Published in Nov-Dec 2021

Shahrezad Samiuddin on the much-welcomed influx of South Korean pop culture.

Just as South Korean survival drama Squid Game debuted as the biggest-ever series on Netflix in September 2021, along came Hellbound, another K-Drama in November 2021 to topple it from the top spot. Couple this with K-Pop’s dazzling success in the US music industry and the Korean wave has finally rolled in, tsunami-style and flooding the global stage – making the splash it has been gearing up for since the turn of the 21st century.

`Widely known in its home country, as Hallyu, the Korean wave is a lot more than gloriously successful boy and girl bands, like BTS and Blackpink. In addition to music and TV shows, the wave includes other cultural exports such as food, movies, e-sports and beauty products. Since the early 2000s, Korea’s pop culture exports have been a major contributor to the country’s economy. In 2019, despite an overall plunge in exports, Korea’s cultural exports grew by 22.4%.
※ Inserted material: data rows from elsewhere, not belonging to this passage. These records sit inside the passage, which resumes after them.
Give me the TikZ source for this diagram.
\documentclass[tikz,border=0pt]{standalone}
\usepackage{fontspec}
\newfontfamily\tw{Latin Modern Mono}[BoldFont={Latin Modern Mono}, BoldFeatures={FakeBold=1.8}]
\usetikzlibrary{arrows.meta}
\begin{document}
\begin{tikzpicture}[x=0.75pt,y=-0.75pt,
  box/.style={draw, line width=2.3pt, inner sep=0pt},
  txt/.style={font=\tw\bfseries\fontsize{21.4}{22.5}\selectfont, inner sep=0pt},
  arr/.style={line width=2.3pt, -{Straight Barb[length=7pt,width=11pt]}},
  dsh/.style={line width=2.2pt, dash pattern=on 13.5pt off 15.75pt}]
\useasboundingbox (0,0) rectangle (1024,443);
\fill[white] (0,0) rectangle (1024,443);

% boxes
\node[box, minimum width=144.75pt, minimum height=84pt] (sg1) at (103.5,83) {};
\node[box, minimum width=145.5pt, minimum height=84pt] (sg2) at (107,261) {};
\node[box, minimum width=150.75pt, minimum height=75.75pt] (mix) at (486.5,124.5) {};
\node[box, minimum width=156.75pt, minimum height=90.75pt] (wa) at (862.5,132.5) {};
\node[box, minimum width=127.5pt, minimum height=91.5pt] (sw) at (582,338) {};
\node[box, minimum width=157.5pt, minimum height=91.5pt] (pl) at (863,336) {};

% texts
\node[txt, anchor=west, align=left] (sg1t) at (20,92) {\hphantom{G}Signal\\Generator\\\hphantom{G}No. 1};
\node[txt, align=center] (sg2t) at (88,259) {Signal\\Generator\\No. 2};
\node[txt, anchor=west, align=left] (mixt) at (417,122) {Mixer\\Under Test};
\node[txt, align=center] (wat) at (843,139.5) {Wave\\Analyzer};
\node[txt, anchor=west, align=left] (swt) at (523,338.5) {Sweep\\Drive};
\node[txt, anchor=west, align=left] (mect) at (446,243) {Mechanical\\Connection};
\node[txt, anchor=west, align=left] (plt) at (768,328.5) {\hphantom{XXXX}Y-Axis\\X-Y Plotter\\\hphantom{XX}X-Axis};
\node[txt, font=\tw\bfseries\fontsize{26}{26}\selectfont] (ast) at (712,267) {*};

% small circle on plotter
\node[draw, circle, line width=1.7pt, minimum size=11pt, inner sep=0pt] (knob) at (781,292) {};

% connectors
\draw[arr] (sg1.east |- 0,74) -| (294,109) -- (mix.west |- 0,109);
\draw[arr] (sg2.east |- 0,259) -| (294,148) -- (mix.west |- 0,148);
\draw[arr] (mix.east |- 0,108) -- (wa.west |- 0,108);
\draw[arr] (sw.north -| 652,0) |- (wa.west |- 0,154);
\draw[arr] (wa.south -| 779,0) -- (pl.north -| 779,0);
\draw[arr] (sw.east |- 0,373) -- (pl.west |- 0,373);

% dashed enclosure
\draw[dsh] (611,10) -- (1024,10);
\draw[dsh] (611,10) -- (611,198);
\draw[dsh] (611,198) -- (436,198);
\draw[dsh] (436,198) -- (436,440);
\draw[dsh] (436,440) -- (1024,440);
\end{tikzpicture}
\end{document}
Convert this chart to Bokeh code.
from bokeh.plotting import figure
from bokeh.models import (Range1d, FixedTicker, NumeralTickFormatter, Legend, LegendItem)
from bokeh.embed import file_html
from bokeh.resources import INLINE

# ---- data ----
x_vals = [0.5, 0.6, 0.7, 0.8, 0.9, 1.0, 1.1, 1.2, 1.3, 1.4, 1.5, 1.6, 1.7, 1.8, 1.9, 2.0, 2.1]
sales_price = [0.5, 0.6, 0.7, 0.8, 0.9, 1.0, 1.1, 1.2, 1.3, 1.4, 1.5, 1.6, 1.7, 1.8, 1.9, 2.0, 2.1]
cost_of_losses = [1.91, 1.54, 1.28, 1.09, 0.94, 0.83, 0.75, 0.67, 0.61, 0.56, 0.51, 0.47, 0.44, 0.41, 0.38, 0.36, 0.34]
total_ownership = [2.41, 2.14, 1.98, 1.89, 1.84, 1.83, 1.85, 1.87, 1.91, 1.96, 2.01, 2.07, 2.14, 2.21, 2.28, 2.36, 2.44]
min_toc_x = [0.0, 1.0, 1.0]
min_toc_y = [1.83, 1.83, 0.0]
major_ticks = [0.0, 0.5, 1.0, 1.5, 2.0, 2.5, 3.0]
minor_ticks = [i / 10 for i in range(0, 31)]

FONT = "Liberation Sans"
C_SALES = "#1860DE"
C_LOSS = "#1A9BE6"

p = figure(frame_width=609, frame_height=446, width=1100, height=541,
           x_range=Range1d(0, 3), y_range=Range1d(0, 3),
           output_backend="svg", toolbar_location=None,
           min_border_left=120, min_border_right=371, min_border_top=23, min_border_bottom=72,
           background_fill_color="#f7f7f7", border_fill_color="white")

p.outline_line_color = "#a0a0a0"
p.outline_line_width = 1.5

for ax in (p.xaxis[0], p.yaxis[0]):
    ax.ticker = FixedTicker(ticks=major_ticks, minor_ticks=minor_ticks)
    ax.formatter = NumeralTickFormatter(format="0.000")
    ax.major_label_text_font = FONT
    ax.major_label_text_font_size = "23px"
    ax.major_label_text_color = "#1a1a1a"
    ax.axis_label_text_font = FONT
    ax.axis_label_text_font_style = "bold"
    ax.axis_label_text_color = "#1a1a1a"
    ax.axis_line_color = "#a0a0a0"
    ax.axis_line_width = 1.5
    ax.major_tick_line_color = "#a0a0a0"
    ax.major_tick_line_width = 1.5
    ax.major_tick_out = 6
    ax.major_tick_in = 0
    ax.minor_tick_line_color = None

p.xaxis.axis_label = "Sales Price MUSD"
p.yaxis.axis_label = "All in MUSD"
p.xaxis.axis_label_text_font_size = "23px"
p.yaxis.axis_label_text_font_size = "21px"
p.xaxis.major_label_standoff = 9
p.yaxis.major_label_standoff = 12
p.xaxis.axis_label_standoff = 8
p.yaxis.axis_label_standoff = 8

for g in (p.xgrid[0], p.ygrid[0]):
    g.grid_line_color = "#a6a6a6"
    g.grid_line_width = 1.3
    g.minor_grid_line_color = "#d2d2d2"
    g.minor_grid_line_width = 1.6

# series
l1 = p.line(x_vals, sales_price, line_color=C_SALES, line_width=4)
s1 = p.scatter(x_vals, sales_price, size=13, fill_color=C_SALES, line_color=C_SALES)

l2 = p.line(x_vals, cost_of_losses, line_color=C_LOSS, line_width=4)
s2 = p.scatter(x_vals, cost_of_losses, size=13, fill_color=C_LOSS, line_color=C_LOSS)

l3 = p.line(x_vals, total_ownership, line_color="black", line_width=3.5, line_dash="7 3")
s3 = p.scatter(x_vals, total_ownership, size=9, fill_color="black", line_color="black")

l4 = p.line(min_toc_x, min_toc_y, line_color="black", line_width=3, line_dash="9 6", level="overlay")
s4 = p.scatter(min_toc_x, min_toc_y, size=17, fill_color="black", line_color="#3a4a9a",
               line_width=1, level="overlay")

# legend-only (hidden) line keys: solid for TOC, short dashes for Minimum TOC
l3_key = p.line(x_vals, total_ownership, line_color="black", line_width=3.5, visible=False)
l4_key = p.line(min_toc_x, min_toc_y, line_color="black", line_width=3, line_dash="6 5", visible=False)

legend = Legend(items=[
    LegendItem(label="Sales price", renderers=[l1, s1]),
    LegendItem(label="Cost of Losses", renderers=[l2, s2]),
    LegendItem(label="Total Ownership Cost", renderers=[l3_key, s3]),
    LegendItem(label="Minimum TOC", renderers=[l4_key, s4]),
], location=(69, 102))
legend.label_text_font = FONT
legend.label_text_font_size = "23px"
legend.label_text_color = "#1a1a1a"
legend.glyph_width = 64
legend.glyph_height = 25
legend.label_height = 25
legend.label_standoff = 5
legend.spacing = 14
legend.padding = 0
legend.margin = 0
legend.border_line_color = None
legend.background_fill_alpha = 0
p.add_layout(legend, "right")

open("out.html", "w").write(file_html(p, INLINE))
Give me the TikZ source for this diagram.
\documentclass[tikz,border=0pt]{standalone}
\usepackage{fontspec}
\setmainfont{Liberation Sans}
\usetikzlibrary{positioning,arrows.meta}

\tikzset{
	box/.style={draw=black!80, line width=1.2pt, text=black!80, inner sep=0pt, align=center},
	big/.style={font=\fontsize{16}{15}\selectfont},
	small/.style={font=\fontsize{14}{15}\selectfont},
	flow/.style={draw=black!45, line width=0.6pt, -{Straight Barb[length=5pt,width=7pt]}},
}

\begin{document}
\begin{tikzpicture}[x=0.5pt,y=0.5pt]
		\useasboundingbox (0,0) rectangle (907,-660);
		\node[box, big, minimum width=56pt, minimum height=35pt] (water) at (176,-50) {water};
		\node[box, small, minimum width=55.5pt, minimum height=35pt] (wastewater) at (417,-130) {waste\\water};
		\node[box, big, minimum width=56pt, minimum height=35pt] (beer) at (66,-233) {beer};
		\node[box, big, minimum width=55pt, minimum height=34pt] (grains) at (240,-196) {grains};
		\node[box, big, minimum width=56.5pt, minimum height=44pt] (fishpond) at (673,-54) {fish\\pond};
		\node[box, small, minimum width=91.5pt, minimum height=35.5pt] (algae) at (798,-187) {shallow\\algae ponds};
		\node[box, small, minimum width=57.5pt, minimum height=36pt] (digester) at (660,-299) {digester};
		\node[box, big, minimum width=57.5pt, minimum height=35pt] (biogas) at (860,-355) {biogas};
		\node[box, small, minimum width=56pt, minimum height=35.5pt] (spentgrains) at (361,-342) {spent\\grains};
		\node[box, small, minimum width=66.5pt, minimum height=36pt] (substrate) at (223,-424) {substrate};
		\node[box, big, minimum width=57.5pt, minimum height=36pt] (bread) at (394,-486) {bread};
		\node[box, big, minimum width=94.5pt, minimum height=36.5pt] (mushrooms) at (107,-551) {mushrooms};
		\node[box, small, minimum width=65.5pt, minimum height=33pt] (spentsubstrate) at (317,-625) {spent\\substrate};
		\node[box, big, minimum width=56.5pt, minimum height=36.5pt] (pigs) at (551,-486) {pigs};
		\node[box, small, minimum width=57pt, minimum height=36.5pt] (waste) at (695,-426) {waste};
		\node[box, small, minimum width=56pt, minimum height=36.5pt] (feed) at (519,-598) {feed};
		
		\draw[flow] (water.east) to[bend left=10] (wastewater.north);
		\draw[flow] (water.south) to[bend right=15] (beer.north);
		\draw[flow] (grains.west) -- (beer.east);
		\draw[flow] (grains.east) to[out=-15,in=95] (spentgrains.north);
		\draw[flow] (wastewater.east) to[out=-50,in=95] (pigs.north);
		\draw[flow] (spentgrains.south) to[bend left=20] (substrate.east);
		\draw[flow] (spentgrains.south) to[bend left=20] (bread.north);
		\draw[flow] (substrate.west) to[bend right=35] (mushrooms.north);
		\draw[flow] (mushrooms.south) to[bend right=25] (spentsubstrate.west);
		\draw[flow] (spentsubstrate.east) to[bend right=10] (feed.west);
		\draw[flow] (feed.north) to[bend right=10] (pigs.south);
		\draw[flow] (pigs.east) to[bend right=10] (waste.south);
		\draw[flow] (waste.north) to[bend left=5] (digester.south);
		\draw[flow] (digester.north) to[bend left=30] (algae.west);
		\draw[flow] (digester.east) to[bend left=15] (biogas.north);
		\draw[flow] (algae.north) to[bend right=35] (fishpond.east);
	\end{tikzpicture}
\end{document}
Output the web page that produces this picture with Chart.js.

K-Pop remains the major contributor to this multibillion-dollar industry. Not only did BTS’s hit single Dynamite lead Korea’s vision of world domination in 2020, it is also estimated to have contributed $1.4 billion to the Korean economy, in addition to creating nearly 8,000 jobs. The global success of K-Pop has also been driving growth in other sectors as well, and includes tourism, with one in 13 tourists to Korea believed to have travelled there for BTS. In 2019, the boy band’s three-day concert in Seoul attracted 187,000 foreign tourists, bringing in a whopping $790 million. When they are not attending concerts, overseas Korean wave fans flock in attracted by the prospect of visiting movies and music video locations.

Hallyu is a prime example of what can happen when the government gets behind home-grown pop culture. Korea’s Ministry of Culture, Sports, and Tourism has been investing heavily in popular culture in a bid to grow its cultural exports. In 2021, the budget allotted to the sector grew by 42.7% to hit $585 million with a significant part going into creating online content, including online concerts and for streaming platforms. However, the government started laying the ground for the Korean wave in 1994 when a report noted that Hollywood blockbuster Jurassic Park generated more revenue than the foreign sales of what was considered the pride of Korea: Hyundai cars. Soon after, Korea’s film and pop industry readjusted its compass, looking to Hollywood for inspiration. Today, Korean films inspire Hollywood and Bollywood remakes, and in 2020 Bong Joon Ho’s Parasite became the first non-English language film to win the Best Picture award in the history of the Academy Awards in addition to three other Oscars. The film made $257 million worldwide.

Government support is part of Korea’s strategy to build international influence through its culture. A prime example of this cultural diplomacy was in 2018, when 160 K-Pop singers, including girl-group Red Velvet, flew to the North Korean capital Pyongyang to perform before the country’s leader Kim Jong-un. While it was widely believed that the performances broke the ice between the rivals, the mercurial leader backtracked this year, calling K-Pop a ‘vicious cancer’ that was corrupting young North Koreans.

Despite its detractors, success has been coming hard and fast to the Korean wave. The current K-Drama streaming conquest is taking place almost exactly a year after Big Hit, the company behind BTS, created waves on the country’s stock exchange after it went public in October 2020. The public offering became Korea’s largest in three years and the listing was a thousand times oversubscribed. Everyone wants a piece of the Korean wave.